I adore cemeteries and have my entire life. Aside from just being who I am, I also think my having spent a great deal of time as a small child helping my mother and grandmother clean up the family plots in various cemeteries also encouraged this comfort I feel at gravesites. I get a sense of peace, of calmness, of a quiet serenity peppered with a bit of fear when, however briefly, I am faced with the idea of my own mortality. When I was younger, I used to fear being buried in the ground and made everyone I thought would outlive me promise to build me a small mausoleum in which to spend my eternity. But given my whole-hearted embrace of mother earth and all she has to offer, coupled with the fact that mausoleums are grandly expensive and I am but a lowly commoner, I've learned to make peace with the idea of sleeping beneath the ground. Being at one with the earth once again isn't such a bad thing.
Cemeteries are wonderful storyboards of people from the distant (and not so distant) past, with their headstones lichen-covered snapshots into the lives- and deaths- of those who went before. Buddhism tells us not to fear death but rather embrace it, meditate on it and learn to love the idea of it for in accepting our mortality we are able to understand more fully what it means to live. To vanquish this fear frees us to truly live in the moment.
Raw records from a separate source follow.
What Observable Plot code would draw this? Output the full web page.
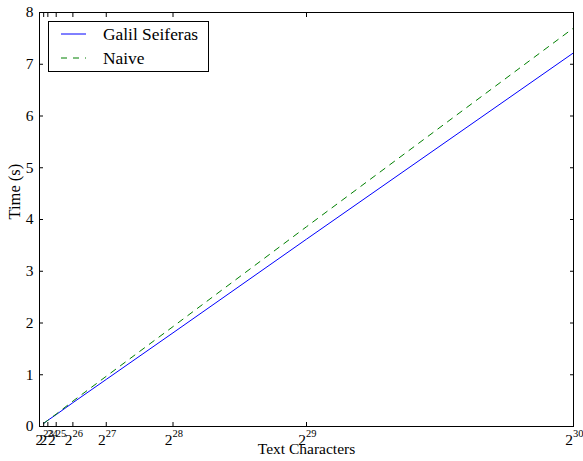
<!DOCTYPE html>
<html>
<head>
<meta charset="utf-8">
<script src="https://cdn.jsdelivr.net/npm/d3@7"></script>
<script src="https://cdn.jsdelivr.net/npm/@observablehq/plot@0.6"></script>
<style>
  html, body { margin: 0; padding: 0; background: white; }
</style>
</head>
<body>
<div id="chart"></div>
<script>
// Data (x = 2^exponent text characters)
const exponents = [23, 24, 25, 26, 27, 28, 29, 30];
const galilSeiferas = [0.06, 0.12, 0.23, 0.46, 0.91, 1.81, 3.62, 7.22];
const naive = [0.06, 0.12, 0.24, 0.49, 0.97, 1.93, 3.86, 7.70];
const xTickExponents = [23, 24, 25, 26, 27, 28, 29, 30];
const yTicks = [0, 1, 2, 3, 4, 5, 6, 7, 8];
const seriesNames = ["Galil Seiferas", "Naive"];
const seriesColors = ["#0000ff", "#008000"];

const data = exponents.map((e, i) => ({x: 2 ** e, galil: galilSeiferas[i], naive: naive[i]}));
const font = "Liberation Serif";

const chart = Plot.plot({
  width: 583,
  height: 461,
  marginLeft: 39,
  marginRight: 10,
  marginTop: 12,
  marginBottom: 35,
  x: {domain: [0, 2 ** 30]},
  y: {domain: [0, 8]},
  style: {fontFamily: font, fontSize: "15px", background: "white", color: "black"},
  marks: [
    Plot.line(data, {x: "x", y: "galil", stroke: seriesColors[0], strokeWidth: 1}),
    Plot.line(data, {x: "x", y: "naive", stroke: seriesColors[1], strokeWidth: 1, strokeDasharray: "6,6"}),
    Plot.axisX({ticks: xTickExponents.map(e => 2 ** e), anchor: "bottom", tickSize: -4, tickFormat: () => "", label: null}),
    Plot.axisX({ticks: xTickExponents.map(e => 2 ** e), anchor: "top", tickSize: -4, tickFormat: () => "", label: null}),
    Plot.axisY({ticks: yTicks, anchor: "left", tickSize: -4, tickFormat: () => "", label: null}),
    Plot.axisY({ticks: yTicks, anchor: "right", tickSize: -4, tickFormat: () => "", label: null}),
    Plot.frame({stroke: "black", strokeWidth: 1}),
    Plot.text(yTicks, {x: 0, y: d => d, text: d => String(d), textAnchor: "end", dx: -6, fontSize: 15.5}),
    Plot.text(xTickExponents, {x: d => 2 ** d, y: 0, text: () => "2", textAnchor: "end", lineAnchor: "top", dx: -0.5, dy: 7, fontSize: 15.5}),
    Plot.text(xTickExponents, {x: d => 2 ** d, y: 0, text: d => String(d), textAnchor: "start", lineAnchor: "top", dx: -0.5, dy: 3, fontSize: 10.5}),
    Plot.text(["Text Characters"], {frameAnchor: "bottom", text: d => d, dy: 27, fontSize: 15.5}),
    Plot.text(["Time (s)"], {frameAnchor: "left", text: d => d, rotate: -90, dx: -25, fontSize: 16.5})
  ]
});

document.getElementById("chart").appendChild(chart);

// Legend (matplotlib style, upper left)
const svg = d3.select(chart);
const lg = svg.append("g");
lg.append("rect").attr("x", 48.5).attr("y", 21.5).attr("width", 160).attr("height", 50)
  .attr("fill", "white").attr("stroke", "black").attr("stroke-width", 1);
seriesNames.forEach((name, i) => {
  const y = 34 + i * 24;
  lg.append("line").attr("x1", 61).attr("x2", 86).attr("y1", y).attr("y2", y)
    .attr("stroke", seriesColors[i]).attr("stroke-width", 1)
    .attr("stroke-dasharray", i === 1 ? "6,6" : null);
  lg.append("text").attr("x", 103).attr("y", y + 6)
    .attr("fill", "black").attr("font-family", font).attr("font-size", 17.4)
    .attr("text-anchor", "start").text(name);
});
</script>
</body>
</html>
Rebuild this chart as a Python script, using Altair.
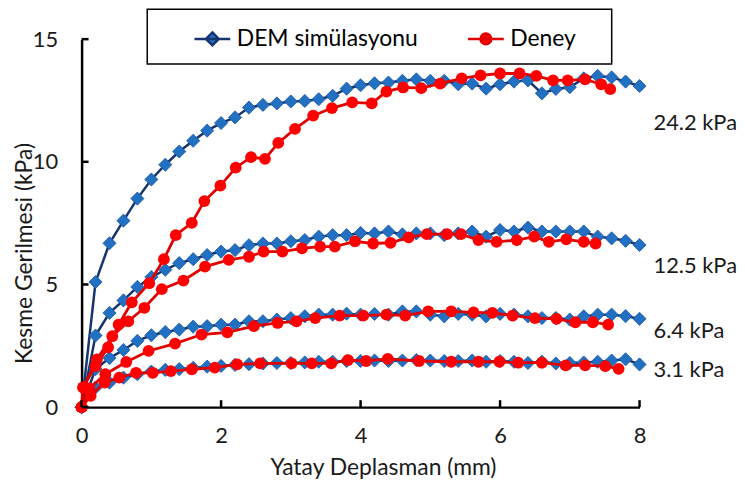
import altair as alt
import pandas as pd

# ---------------- data ----------------
series_names = ["DEM simülasyonu", "Deney"]
levels = ["24.2 kPa", "12.5 kPa", "6.4 kPa", "3.1 kPa"]

dem_x = [round(0.2 * i, 1) for i in range(41)]
dem_24 = [0, 5.1, 6.68, 7.6, 8.5, 9.28, 9.88, 10.42, 10.86, 11.27, 11.58, 11.81, 12.21, 12.32,
          12.38, 12.46, 12.48, 12.55, 12.69, 12.98, 13.12, 13.2, 13.23, 13.3, 13.36, 13.3, 13.3,
          13.16, 13.19, 12.98, 13.16, 13.27, 13.32, 12.79, 12.97, 13.04, 13.4, 13.5, 13.44, 13.27, 13.09]
dem_12 = [0, 2.92, 3.84, 4.35, 4.9, 5.3, 5.6, 5.87, 6.03, 6.2, 6.34, 6.4, 6.6, 6.67, 6.67, 6.76,
          6.81, 6.95, 7.01, 7.01, 7.1, 7.08, 7.16, 7.04, 7.08, 7.08, 7.01, 7.08, 7.16, 6.95, 7.22,
          7.16, 7.32, 7.16, 7.16, 7.16, 7.16, 6.95, 6.88, 6.78, 6.61]
dem_6 = [0, 1.55, 2.0, 2.33, 2.7, 2.93, 3.06, 3.16, 3.28, 3.3, 3.36, 3.36, 3.5, 3.5, 3.57, 3.63,
         3.7, 3.77, 3.77, 3.81, 3.77, 3.8, 3.77, 3.9, 3.9, 3.77, 3.7, 3.8, 3.77, 3.7, 3.8, 3.77,
         3.7, 3.63, 3.63, 3.57, 3.7, 3.77, 3.77, 3.71, 3.6]
dem_3 = [0, 0.8, 1.0, 1.2, 1.34, 1.45, 1.52, 1.55, 1.6, 1.65, 1.68, 1.72, 1.75, 1.78, 1.8, 1.8,
         1.82, 1.85, 1.85, 1.88, 1.88, 1.9, 1.88, 1.9, 1.92, 1.9, 1.88, 1.88, 1.9, 1.85, 1.88,
         1.85, 1.8, 1.85, 1.78, 1.8, 1.82, 1.85, 1.9, 1.95, 1.74]

d24_x = [0, 0.02, 0.2, 0.38, 0.53, 0.72, 0.97, 1.18, 1.35, 1.58, 1.76, 1.99, 2.21, 2.43, 2.63,
         2.82, 3.06, 3.32, 3.59, 3.88, 4.16, 4.37, 4.61, 4.87, 5.14, 5.45, 5.72, 6.0, 6.28, 6.52,
         6.76, 6.97, 7.22, 7.45, 7.58]
d24_y = [0, 0.8, 1.67, 2.44, 3.36, 4.27, 5.05, 6.03, 7.01, 7.51, 8.4, 9.03, 9.76, 10.19, 10.12,
         10.77, 11.34, 11.88, 12.19, 12.42, 12.38, 12.86, 13.03, 13.0, 13.19, 13.4, 13.52, 13.6,
         13.6, 13.5, 13.32, 13.32, 13.36, 13.16, 12.96]
d12_x = [0, 0.03, 0.22, 0.44, 0.67, 0.9, 1.15, 1.46, 1.77, 2.11, 2.4, 2.61, 2.88, 3.16, 3.42,
         3.63, 3.92, 4.18, 4.43, 4.69, 4.95, 5.24, 5.44, 5.69, 5.95, 6.24, 6.49, 6.7, 6.95, 7.2, 7.37]
d12_y = [0, 0.8, 1.95, 2.89, 3.5, 4.05, 4.81, 5.16, 5.73, 6.0, 6.13, 6.34, 6.34, 6.47, 6.54,
         6.54, 6.76, 6.67, 6.7, 6.92, 7.05, 7.05, 7.05, 6.81, 6.74, 6.81, 6.95, 6.74, 6.84, 6.74, 6.67]
d6_x = [0, 0.11, 0.34, 0.64, 0.96, 1.34, 1.72, 2.09, 2.47, 2.81, 3.08, 3.35, 3.7, 4.04, 4.37,
        4.64, 4.97, 5.3, 5.62, 5.89, 6.18, 6.5, 6.81, 7.08, 7.33, 7.55]
d6_y = [0, 0.76, 1.34, 1.84, 2.29, 2.59, 2.96, 3.05, 3.3, 3.43, 3.5, 3.63, 3.73, 3.73, 3.77,
        3.73, 3.9, 3.9, 3.86, 3.84, 3.73, 3.63, 3.6, 3.46, 3.46, 3.36]
d3_x = [0, 0.13, 0.33, 0.54, 0.78, 1.02, 1.28, 1.58, 1.91, 2.23, 2.56, 3.01, 3.3, 3.58, 3.82,
        4.08, 4.39, 4.84, 5.3, 5.69, 5.99, 6.26, 6.6, 6.94, 7.22, 7.51, 7.7]
d3_y = [0, 0.46, 1.0, 1.2, 1.4, 1.4, 1.47, 1.54, 1.61, 1.74, 1.78, 1.78, 1.78, 1.78, 1.92,
        1.88, 1.97, 1.88, 1.85, 1.85, 1.85, 1.81, 1.81, 1.7, 1.7, 1.67, 1.56]

x_ticks = [0, 2, 4, 6, 8]
y_ticks = [0, 5, 10, 15]

# ---------------- build table ----------------
rows = []
for lev, ys in zip(levels, [dem_24, dem_12, dem_6, dem_3]):
    for xv, yv in zip(dem_x, ys):
        rows.append({"x": xv, "y": yv, "series": series_names[0], "level": lev})
for lev, xs, ys in zip(levels, [d24_x, d12_x, d6_x, d3_x], [d24_y, d12_y, d6_y, d3_y]):
    for xv, yv in zip(xs, ys):
        rows.append({"x": xv, "y": yv, "series": series_names[1], "level": lev})
df = pd.DataFrame(rows)

NAVY = "#17346e"
BLUE = "#2270c2"
RED_LINE = "#e00000"
RED = "#ff0000"
FONT = "Lato"
W, H = 561, 370

xs = alt.Scale(domain=[0, 8], nice=False, zero=False)
ys = alt.Scale(domain=[0, 15], nice=False, zero=False)

x_enc = alt.X("x:Q", scale=xs, axis=alt.Axis(
    values=x_ticks, format="d", title="Yatay Deplasman (mm)", grid=False, ticks=False, tickSize=0,
    labelFlush=False, labelPadding=19, labelFontSize=22, titleX=303, titleY=61,
    titleBaseline="middle", titleFontSize=23))
y_enc = alt.Y("y:Q", scale=ys, axis=alt.Axis(
    values=y_ticks, format="d", title="Kesme Gerilmesi (kPa)", grid=False, ticks=False, tickSize=0,
    labelFlush=False, labelPadding=24, labelFontSize=22, titleX=-57, titleY=215,
    titleBaseline="middle", titleFontSize=23))

base = alt.Chart(df)

dem_line = base.transform_filter(alt.datum.series == series_names[0]).mark_line(
    color=NAVY, strokeWidth=2.5).encode(x=x_enc, y=y_enc, detail="level:N", order="x:Q")
dem_pts = base.transform_filter(alt.datum.series == series_names[0]).mark_point(
    shape="diamond", filled=True, fill=BLUE, stroke="#1a56a3", strokeWidth=0.8,
    size=175, opacity=1).encode(x="x:Q", y="y:Q")
dey_line = base.transform_filter(alt.datum.series == series_names[1]).mark_line(
    color=RED_LINE, strokeWidth=2.8).encode(x="x:Q", y="y:Q", detail="level:N", order="x:Q")
dey_pts = base.transform_filter(alt.datum.series == series_names[1]).mark_point(
    shape="circle", filled=True, fill=RED, size=140, opacity=1).encode(x="x:Q", y="y:Q")

# inward tick marks
xt = alt.Chart(pd.DataFrame({"t": x_ticks})).mark_rule(color="black", strokeWidth=2.5).encode(
    x=alt.X("t:Q", scale=xs), y=alt.value(H), y2=alt.value(H - 7))
yt = alt.Chart(pd.DataFrame({"t": y_ticks})).mark_rule(color="black", strokeWidth=2.5).encode(
    y=alt.Y("t:Q", scale=ys), x=alt.value(0), x2=alt.value(7))

# legend box
box = alt.Chart(pd.DataFrame({"a": [0]})).mark_rect(
    fill="white", stroke="black", strokeWidth=1.5).encode(
    x=alt.value(66), x2=alt.value(533), y=alt.value(-30), y2=alt.value(25))

path_dem = "M-1,0L1,0M0,-0.36L0.36,0L0,0.36L-0.36,0Z"
path_dey = "M-1,0L1,0M-0.3,0A0.3,0.3,0,1,1,0.3,0A0.3,0.3,0,1,1,-0.3,0Z"
leg = alt.Legend(title=None, orient="none", legendX=112, legendY=-20, direction="horizontal",
                 symbolSize=1296, symbolStrokeWidth=2.5, labelFont=FONT, labelFontSize=23,
                 labelColor="black", labelOffset=5, columnPadding=44, padding=0, labelLimit=400)
legend_layer = base.transform_filter("false").mark_point(filled=True, opacity=1).encode(
    fill=alt.Fill("series:N", scale=alt.Scale(domain=series_names, range=[BLUE, RED]), legend=leg),
    stroke=alt.Stroke("series:N", scale=alt.Scale(domain=series_names, range=[NAVY, RED_LINE]), legend=leg),
    shape=alt.Shape("series:N", scale=alt.Scale(domain=series_names, range=[path_dem, path_dey]), legend=leg),
)

# level annotations
label_pos = [84, 228, 293, 333]
labels = []
for lev, py in zip(levels, label_pos):
    labels.append(alt.Chart(pd.DataFrame({"a": [0]})).mark_text(
        text=lev, align="left", baseline="middle", font=FONT, fontSize=22, color="#1a1a1a").encode(
        x=alt.value(575), y=alt.value(py)))

chart = alt.layer(box, dem_line, dem_pts, dey_line, dey_pts, xt, yt, legend_layer, *labels).properties(
    width=W, height=H,
    autosize=alt.AutoSizeParams(type="none"),
    padding={"left": 74, "top": 30, "right": 98, "bottom": 80},
).configure_view(stroke=None).configure_axis(
    domainColor="black", domainWidth=2.5, labelFont=FONT, titleFont=FONT,
    labelColor="#1a1a1a", titleColor="#1a1a1a", titleFontWeight="normal",
)

chart.save("out.html", embed_options={"renderer": "svg", "actions": False})
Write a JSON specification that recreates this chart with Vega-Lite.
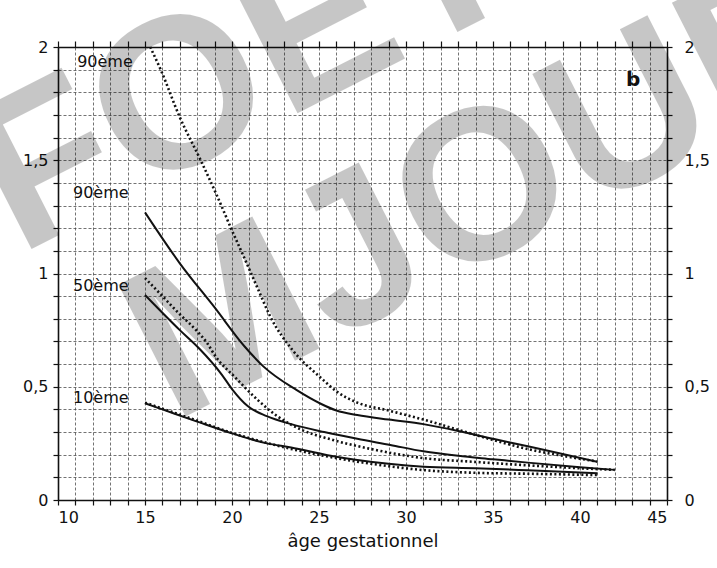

Be not attached to anything (including fears and worries) and you will end your suffering on this earthly plane.
Not too long ago I began keeping a photographic journal of very old cemeteries here in New England; honoring those who have passed before me and experiencing my own sense of where I fit in in this vast timeline of people (click on the link at the bottom of this post to see my photo journal). There's nothing quite like a quiet interlude in an old graveyard. A friend recently told me about a headstone in Connecticut of a family killed together during the summer of 1777 and the epitaph on that stone says it all:
"Death like an overflowing stream sweeps us all away.
Our Life's a Dream, an empty Tale,
A Morning Flower, cut down and withered in an hour."